Climat incestueux : comment se reconstruire et revivre ?

Témoignage Publié le 30.03.2006

Ça fait maintenant quelques semaines que j’ai réussi à mettre le terme de climat incestueux sur les quelques moments de cette vie qui ne m’ont plus appartenu.
Je suis à présent quelqu’un d’autre, un être meurtri par la violence, le non respect. Tous ses sentiments qui se bousculent dans ma tête : incompréhension, dégoût, colère.

Impression d’être une proie, un objet sexuel et non plus un être humain. Mais je me demande encore aujourd’hui comment un père peut-il demander à sa fille de faire l’amour avec lui… plus de limites, tout s’effondre, la relation se brise.
Dès lors où l’interdit est franchi, où sont les repères ? Où se raccrocher dans se cafouillage.

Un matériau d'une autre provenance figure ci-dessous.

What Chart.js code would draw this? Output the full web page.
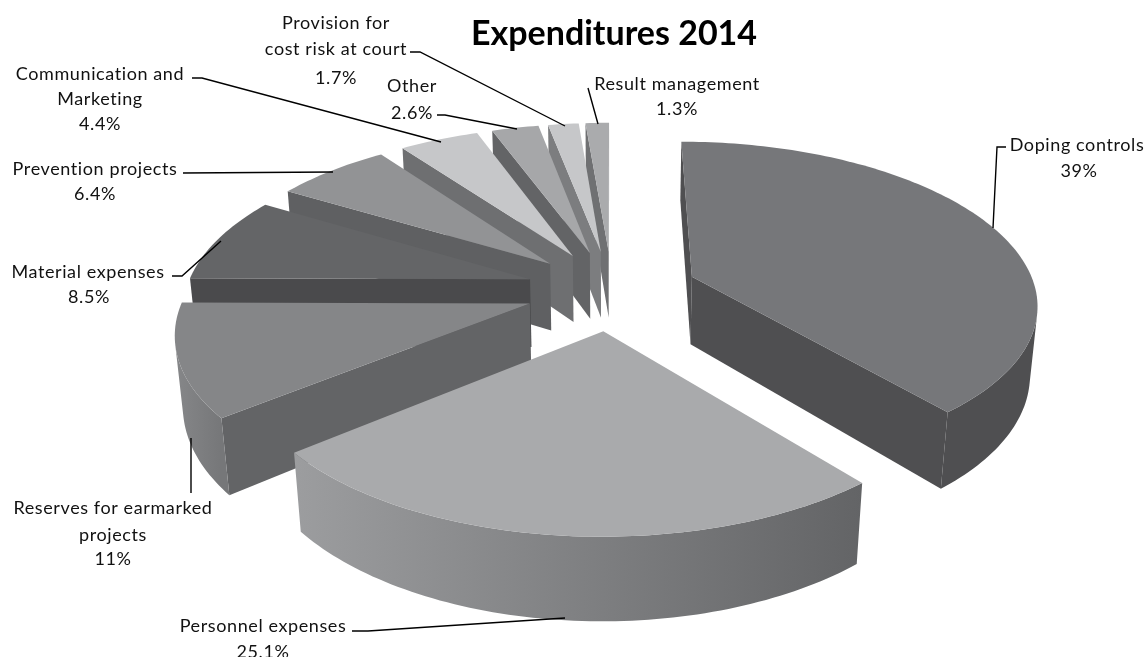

Où sont les barrières entre un père et une fille ? Comment peut-on se construire lorsque la blessure est si profonde et si lourde de culpabilité ? je me suis toujours demandée si j’avais fais quelque chose de mal...mais non, c’est mon père qui a déraillé...c’est lui qui c’est posté derrière moi en me caressant les épaules, m’embrassant tendrement dans le cou, me chuchotant doucement à l’oreille qu’il avait BESOIN de faire l’amour et je crois que le sentiment que j’ai ressenti à ce moment là d’être un objet sexuel, objet de fantasme, de désir, a été pour moi un raz-de-marée qui a tout dévasté sur son passage.

Cauchemar d’avoir senti ses mains emplies de mauvaises intentions sur mon corps, violée dans mon intimité d’adolescente. Ces mots chuchotés, qui n’aurait jamais du être prononcés, me résonnent encore dans la tête, mais comment peut-on oser imaginer avoir une relation sexuelle avec sa propre fille ? A ce moment là, je n'étais plus sa fille...j'étais réduite à un statut d'objet qui pouvait répondre à sa satisfaction sexuelle.

J'éprouve tellement de haine envers lui pour avoir détruit une partie de moi, de m'infliger cette terrible souffrance de me sentir sali, coupable...
Longtemps je ne me suis pas sentie victime, je me disais que l'inceste c'était lorsqu'il y avait viol, pénétration génitale. Puis, en lisant et en consultant cet excellent site, je me suis rendue compte que les situations incestueuses que j'ai vécu ont également de lourdes conséquences et que j'étais moi aussi une survivante.

Aujourd’hui, j’y repense souvent, je souffre de ce qui est arrivé, je ne peux plus me le cacher.J'aimerais tellement effacer cette épouvantable partie de ma vie, et me sentir normale, heureuse. Mais au lieu de ça, je me sens prisonnière de ce passé, j’éprouve des difficultés avec mon compagnon, homme que j’aime plus que tout, et pourtant je le fais tellement souffrir... problème d’absence de désir sexuel, refus d’être caressé. Comment vais-je faire pour surmonter tout cela ? est-ce possible ? peut-on vraiment revivre lorsque tout s'est effondré ? peut-on « guérir » ?

En tout cas, je remercie chaque personne qui lira mon témoignage car je sais qu'ici je ne suis pas seule et que je peux être comprise. ça m'a fait beaucoup de bien de l'écrire. merci à TOUS.